我們的收入不多,所以能勉強支持而未至虧錢者,端在向來不肯虛費一文。但
節流並不等於開源,以現在會務發展的程度而言,除了力求節省以外,我們還急需
更多的收入才敷開支。
(三)關於職員者:
我們現在只有一位幹事,連書記還沒法請到,因為我們出不起相當離的薪資。
因此,這一位幹事就忙得要命,而且往往不能把事情全部按時辦好。所幸者,出版
部研究部和組織部都有幾位會員經常的來幫忙,減少了總務部的麻煩,可是總務部
自己所有的瑣碎是沒法請會員來幫助的,因為那都是跑路和購置或抄寫的事,沒人
幫得上手,我們彷彿也不大好意思勞動大家。
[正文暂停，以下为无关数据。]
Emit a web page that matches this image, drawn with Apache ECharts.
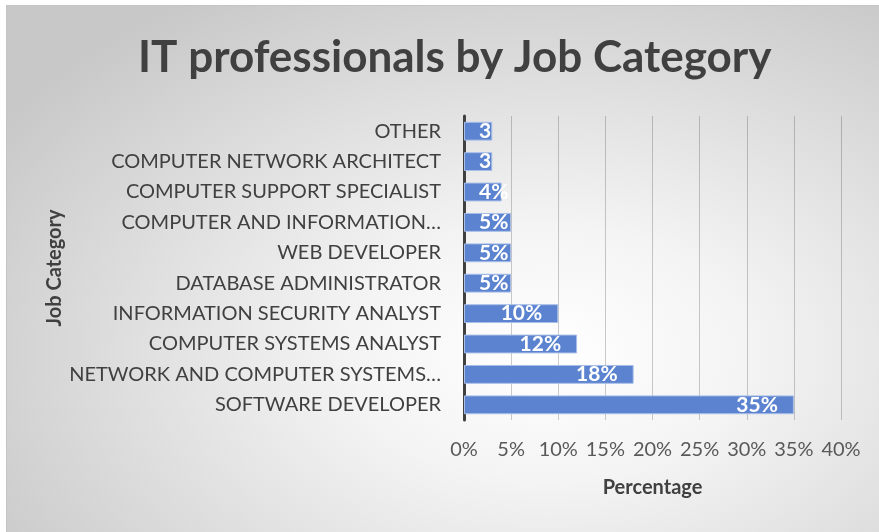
<!DOCTYPE html>
<html>
<head>
<meta charset="utf-8">
<script src="https://cdn.jsdelivr.net/npm/echarts@6/dist/echarts.min.js"></script>
<style>
  html, body { margin: 0; padding: 0; width: 879px; height: 532px; background: #ffffff; overflow: hidden; }
  #bg {
    position: absolute; left: 6px; top: 5px; right: 0; bottom: 0;
    border-left: 1px solid #c4c4c4; border-top: 1px solid #c4c4c4;
    background: radial-gradient(ellipse 75% 80% at 62% 66%, #ffffff 0%, #f4f4f4 30%, #c8c8c8 100%);
  }
  #chart { position: absolute; left: 0; top: 0; width: 879px; height: 532px; }
</style>
</head>
<body>
<div id="bg"></div>
<div id="chart"></div>
<script>
// Share of IT professionals per job category (percent), listed top to bottom
const categories = [
  'OTHER',
  'COMPUTER NETWORK ARCHITECT',
  'COMPUTER SUPPORT SPECIALIST',
  'COMPUTER AND INFORMATION RESEARCH SCIENTIST',
  'WEB DEVELOPER',
  'DATABASE ADMINISTRATOR',
  'INFORMATION SECURITY ANALYST',
  'COMPUTER SYSTEMS ANALYST',
  'NETWORK AND COMPUTER SYSTEMS ADMINISTRATOR',
  'SOFTWARE DEVELOPER'
];
const shares = [3, 3, 4, 5, 5, 5, 10, 12, 18, 35];
const axisMin = 0, axisMax = 40, axisStep = 5;

const FONT = 'Lato, "Open Sans", sans-serif';
const LABEL_SIZE = 20;
const LABEL_WIDTH = 372;

// Long category names are shortened word by word and end with an ellipsis
const measureCtx = document.createElement('canvas').getContext('2d');
measureCtx.font = LABEL_SIZE + 'px ' + FONT;
function shortenName(name) {
  if (measureCtx.measureText(name).width <= LABEL_WIDTH) return name;
  const words = name.split(' ');
  let out = words[0];
  for (let i = 1; i < words.length; i++) {
    const next = out + ' ' + words[i];
    if (measureCtx.measureText(next + '…').width > LABEL_WIDTH) break;
    out = next;
  }
  return out + '…';
}

// Short bars put the label near the base; the narrowest ones clip it to the bar
const barData = shares.map(v => {
  if (v <= 3) {
    return { value: v, label: { position: 'insideLeft', distance: 15, width: 18, overflow: 'truncate', ellipsis: '' } };
  }
  if (v <= 5) {
    return { value: v, label: { position: 'insideLeft', distance: 15 } };
  }
  return { value: v };
});

const chart = echarts.init(document.getElementById('chart'), null, { renderer: 'canvas' });
chart.setOption({
  backgroundColor: 'transparent',
  animation: false,
  title: {
    text: 'IT professionals by Job Category',
    left: 133,
    top: 31,
    textStyle: { fontFamily: FONT, fontSize: 44, fontWeight: 'bold', color: '#404040' }
  },
  grid: { left: 464, right: 38, top: 116, bottom: 112, containLabel: false },
  xAxis: {
    type: 'value',
    min: axisMin, max: axisMax, interval: axisStep,
    name: 'Percentage',
    nameLocation: 'middle',
    nameGap: 58,
    nameTextStyle: { fontFamily: FONT, fontSize: 20, fontWeight: 'bold', color: '#404040' },
    axisLine: { show: false },
    axisTick: { show: false },
    axisLabel: { formatter: '{value}%', margin: 20, fontFamily: FONT, fontSize: 20, color: '#595959' },
    splitLine: { show: true, lineStyle: { color: 'rgba(0,0,0,0.2)', width: 1 } }
  },
  yAxis: {
    type: 'category',
    data: categories,
    inverse: true,
    name: 'Job Category',
    nameLocation: 'middle',
    nameGap: 399,
    nameRotate: 90,
    nameTextStyle: { fontFamily: FONT, fontSize: 20, fontWeight: 'bold', color: '#404040' },
    axisLine: { show: true, lineStyle: { color: '#404040', width: 3 } },
    axisTick: { show: false },
    axisLabel: {
      margin: 23,
      formatter: shortenName,
      fontFamily: FONT, fontSize: LABEL_SIZE, color: '#404040'
    }
  },
  series: [{
    type: 'bar',
    data: barData,
    barWidth: '62%',
    itemStyle: { color: '#5b83cf', borderColor: '#a9bfe8', borderWidth: 1 },
    label: {
      show: true,
      position: 'insideRight',
      distance: 16,
      formatter: '{c}%',
      fontFamily: FONT, fontSize: 21, fontWeight: 'bold', color: '#ffffff'
    }
  }]
});
</script>
</body>
</html>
合理的解決,自然是多添聘職員,可
是我們又拿不出那麼多的津貼來!
(四)關於聯絡者:
像從前一樣,凡是政府機關或民眾團體召集的或發起的聚會,我們都熱心的去
參加。入秋以後,我們自己的會員漸次集合到陪都來,別的團體也和我們一樣都積
極發動工作,於是我們自己的會,和別人發起的會就不知有多少,而總務部之忙也
就大有可觀了。我們的各項晚會是每星期必有的,理事會是差不多每半月開一次,
對新到渝的會員,我們也必須開個茶會歡迎。此外,被邀請參加的集會還有許多許
多,我們都必盡到出錢出力的責任。最使我們頭疼的,是春季所收到的會員登記表,
到現在又靠不住了,又須改正,因為轟炸前所填具的通信處已又起了很大的變動—
—這差不多是永遠也辦不清的事,可是不把它弄清楚,就沒法子開大會!
(五)關於賬目者:
在萬忙之中,我們算是把賬目全算清,登入賬簿,以便在開大會時請求會員推
人查賬。
好了,不必再往下寫了吧。假若再寫下去,我們的材料越多,或者就越使人頭
疼,因為收發多少件公文,怎樣修理會所的屋頂,和每次開會到了多少人……都似
乎不是什麼有詩意的事呀!請去看研究部出版部和組織部的報告吧。假如他們都振
振有詞,就可以知道總務部是頗為忙碌,因為總務部是追隨著大家之後,大家要開
會,我們就先去收抬屋子;人家開完會,我們就得打掃地板啊。